■ **Given exercise**: Both the line containing "Reproduce this chart" and the line containing "Chart.register(...registerables);" belong in the copy, as do all lines between them, copied exactly; pictures do not.

■ **Working data**:
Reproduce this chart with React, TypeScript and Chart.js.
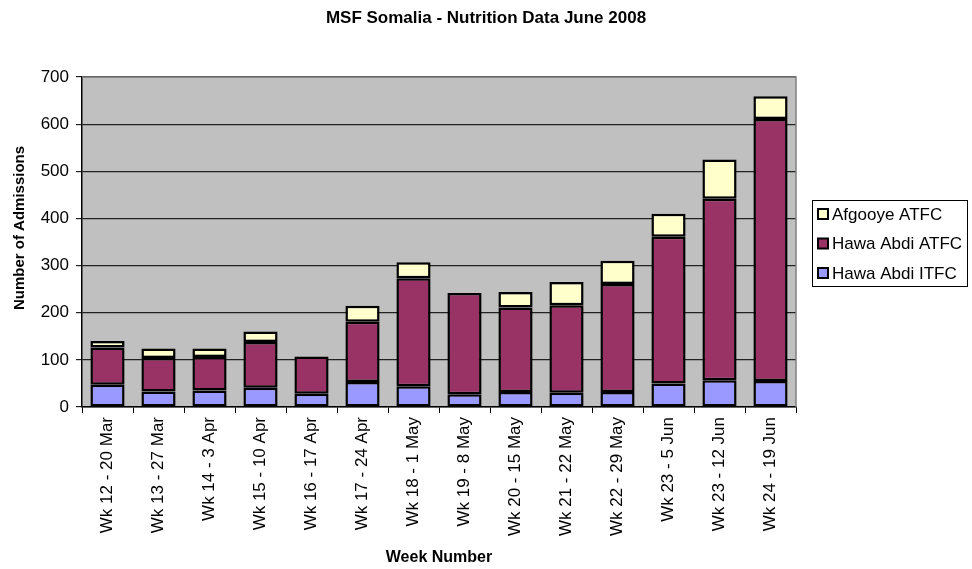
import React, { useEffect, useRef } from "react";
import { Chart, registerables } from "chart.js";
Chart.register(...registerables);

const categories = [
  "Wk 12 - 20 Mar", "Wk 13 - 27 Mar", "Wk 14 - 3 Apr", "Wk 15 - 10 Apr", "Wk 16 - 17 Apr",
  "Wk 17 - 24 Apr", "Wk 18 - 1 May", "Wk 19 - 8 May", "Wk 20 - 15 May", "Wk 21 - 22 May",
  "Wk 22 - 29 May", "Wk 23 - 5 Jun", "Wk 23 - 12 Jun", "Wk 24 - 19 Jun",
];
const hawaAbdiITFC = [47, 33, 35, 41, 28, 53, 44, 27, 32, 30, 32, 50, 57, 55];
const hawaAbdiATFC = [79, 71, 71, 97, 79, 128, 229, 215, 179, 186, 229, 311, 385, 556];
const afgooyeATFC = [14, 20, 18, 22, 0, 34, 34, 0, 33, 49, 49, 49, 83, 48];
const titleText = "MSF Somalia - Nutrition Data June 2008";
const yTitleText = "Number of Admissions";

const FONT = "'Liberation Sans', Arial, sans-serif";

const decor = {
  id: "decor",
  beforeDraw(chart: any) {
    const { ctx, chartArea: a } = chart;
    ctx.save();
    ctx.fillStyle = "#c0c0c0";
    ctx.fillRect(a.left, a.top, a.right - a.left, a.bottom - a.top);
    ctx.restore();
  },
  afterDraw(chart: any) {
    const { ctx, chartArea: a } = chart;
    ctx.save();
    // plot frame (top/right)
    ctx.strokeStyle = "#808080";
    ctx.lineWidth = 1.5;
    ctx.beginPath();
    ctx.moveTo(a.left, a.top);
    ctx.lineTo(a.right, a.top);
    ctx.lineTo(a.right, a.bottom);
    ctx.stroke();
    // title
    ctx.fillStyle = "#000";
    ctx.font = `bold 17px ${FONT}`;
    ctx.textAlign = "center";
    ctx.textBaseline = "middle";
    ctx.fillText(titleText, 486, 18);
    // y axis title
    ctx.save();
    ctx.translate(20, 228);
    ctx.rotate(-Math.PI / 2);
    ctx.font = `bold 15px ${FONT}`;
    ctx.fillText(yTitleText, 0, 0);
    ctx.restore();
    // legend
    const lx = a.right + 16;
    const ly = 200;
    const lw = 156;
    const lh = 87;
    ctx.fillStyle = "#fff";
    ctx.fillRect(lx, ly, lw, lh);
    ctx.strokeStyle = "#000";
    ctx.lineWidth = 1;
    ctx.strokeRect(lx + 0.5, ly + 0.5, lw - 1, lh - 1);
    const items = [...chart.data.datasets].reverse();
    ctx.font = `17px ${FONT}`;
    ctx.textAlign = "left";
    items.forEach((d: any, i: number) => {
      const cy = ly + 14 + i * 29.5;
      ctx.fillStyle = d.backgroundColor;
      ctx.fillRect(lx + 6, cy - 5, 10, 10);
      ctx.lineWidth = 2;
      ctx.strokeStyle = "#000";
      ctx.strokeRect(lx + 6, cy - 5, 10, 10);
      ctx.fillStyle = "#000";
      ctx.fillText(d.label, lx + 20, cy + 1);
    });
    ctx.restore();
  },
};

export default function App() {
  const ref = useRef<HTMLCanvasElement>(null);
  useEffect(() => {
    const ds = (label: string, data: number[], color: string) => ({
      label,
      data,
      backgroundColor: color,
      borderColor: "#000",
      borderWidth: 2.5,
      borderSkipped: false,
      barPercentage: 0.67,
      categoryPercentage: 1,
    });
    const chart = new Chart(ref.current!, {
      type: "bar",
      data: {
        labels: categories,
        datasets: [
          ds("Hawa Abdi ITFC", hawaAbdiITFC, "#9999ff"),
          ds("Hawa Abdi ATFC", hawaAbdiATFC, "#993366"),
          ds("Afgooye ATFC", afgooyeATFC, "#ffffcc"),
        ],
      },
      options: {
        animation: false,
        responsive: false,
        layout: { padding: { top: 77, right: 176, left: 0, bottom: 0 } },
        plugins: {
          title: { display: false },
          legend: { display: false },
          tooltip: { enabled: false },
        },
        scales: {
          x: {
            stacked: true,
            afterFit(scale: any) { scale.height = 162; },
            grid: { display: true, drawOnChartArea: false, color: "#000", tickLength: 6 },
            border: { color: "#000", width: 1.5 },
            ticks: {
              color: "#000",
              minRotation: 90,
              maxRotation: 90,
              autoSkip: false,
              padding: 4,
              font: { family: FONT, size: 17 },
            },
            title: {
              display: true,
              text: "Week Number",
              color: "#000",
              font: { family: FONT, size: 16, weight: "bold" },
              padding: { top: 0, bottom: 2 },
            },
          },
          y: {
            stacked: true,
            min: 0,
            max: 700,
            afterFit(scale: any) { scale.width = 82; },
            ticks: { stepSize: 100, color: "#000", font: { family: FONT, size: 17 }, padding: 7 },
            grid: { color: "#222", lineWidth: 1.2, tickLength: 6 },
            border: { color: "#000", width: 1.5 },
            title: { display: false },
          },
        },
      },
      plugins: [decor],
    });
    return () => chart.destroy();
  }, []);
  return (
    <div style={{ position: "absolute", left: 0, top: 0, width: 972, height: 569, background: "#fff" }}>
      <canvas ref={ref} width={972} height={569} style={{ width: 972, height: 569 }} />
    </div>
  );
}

==

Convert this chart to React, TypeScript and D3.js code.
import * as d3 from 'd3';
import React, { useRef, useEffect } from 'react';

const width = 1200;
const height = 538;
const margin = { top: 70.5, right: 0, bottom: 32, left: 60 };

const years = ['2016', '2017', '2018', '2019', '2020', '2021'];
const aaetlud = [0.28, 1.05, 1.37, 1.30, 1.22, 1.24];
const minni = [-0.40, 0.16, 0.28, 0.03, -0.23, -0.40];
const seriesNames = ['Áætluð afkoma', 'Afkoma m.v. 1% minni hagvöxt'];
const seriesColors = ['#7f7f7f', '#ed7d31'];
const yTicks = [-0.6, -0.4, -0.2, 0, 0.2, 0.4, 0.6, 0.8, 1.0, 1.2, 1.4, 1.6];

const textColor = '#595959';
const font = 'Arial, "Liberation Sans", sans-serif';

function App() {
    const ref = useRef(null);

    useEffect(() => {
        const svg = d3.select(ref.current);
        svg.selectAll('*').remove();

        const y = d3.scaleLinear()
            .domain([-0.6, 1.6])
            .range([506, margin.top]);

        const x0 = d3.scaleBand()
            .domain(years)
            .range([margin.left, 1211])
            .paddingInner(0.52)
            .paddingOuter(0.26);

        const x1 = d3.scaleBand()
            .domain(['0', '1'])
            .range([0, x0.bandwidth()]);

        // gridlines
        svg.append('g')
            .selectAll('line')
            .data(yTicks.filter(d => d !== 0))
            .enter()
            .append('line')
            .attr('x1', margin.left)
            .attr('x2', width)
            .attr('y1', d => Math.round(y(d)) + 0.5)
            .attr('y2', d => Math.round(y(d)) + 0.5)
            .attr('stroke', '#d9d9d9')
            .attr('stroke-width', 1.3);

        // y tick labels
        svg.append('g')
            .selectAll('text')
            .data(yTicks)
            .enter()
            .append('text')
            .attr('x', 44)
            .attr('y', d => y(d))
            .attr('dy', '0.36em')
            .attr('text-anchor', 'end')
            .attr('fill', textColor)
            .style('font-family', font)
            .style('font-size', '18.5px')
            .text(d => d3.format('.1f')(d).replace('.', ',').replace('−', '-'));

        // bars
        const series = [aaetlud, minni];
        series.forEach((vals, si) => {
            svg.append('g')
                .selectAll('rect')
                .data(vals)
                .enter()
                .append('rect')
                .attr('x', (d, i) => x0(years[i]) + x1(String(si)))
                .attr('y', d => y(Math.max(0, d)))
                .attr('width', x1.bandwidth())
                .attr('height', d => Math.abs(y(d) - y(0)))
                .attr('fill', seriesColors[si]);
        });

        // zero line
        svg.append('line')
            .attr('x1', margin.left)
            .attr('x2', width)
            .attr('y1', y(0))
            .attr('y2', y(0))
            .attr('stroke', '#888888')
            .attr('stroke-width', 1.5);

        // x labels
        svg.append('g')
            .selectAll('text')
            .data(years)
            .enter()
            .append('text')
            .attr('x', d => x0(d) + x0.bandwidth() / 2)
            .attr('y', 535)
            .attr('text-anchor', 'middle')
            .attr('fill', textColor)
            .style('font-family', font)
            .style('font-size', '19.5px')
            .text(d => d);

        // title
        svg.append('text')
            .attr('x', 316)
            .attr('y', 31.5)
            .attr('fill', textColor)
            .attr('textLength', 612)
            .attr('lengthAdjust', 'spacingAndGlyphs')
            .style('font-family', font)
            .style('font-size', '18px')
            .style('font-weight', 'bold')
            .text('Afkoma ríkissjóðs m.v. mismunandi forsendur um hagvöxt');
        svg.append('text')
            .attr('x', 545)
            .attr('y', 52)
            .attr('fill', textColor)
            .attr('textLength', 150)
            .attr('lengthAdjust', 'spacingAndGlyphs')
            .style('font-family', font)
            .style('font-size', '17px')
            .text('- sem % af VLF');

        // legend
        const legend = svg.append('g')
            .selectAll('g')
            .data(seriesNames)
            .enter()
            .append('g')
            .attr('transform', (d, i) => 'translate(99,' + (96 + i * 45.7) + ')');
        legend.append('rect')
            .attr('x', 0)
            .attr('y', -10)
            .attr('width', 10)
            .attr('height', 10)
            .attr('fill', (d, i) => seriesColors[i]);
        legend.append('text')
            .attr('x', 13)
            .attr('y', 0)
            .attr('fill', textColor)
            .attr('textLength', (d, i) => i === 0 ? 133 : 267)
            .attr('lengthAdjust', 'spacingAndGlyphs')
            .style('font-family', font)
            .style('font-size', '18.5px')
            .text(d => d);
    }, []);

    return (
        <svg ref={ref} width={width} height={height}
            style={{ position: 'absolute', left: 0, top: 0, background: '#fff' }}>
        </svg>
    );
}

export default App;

■ **Final answer**:
Reproduce this chart with React, TypeScript and Chart.js.
import React, { useEffect, useRef } from "react";
import { Chart, registerables } from "chart.js";
Chart.register(...registerables);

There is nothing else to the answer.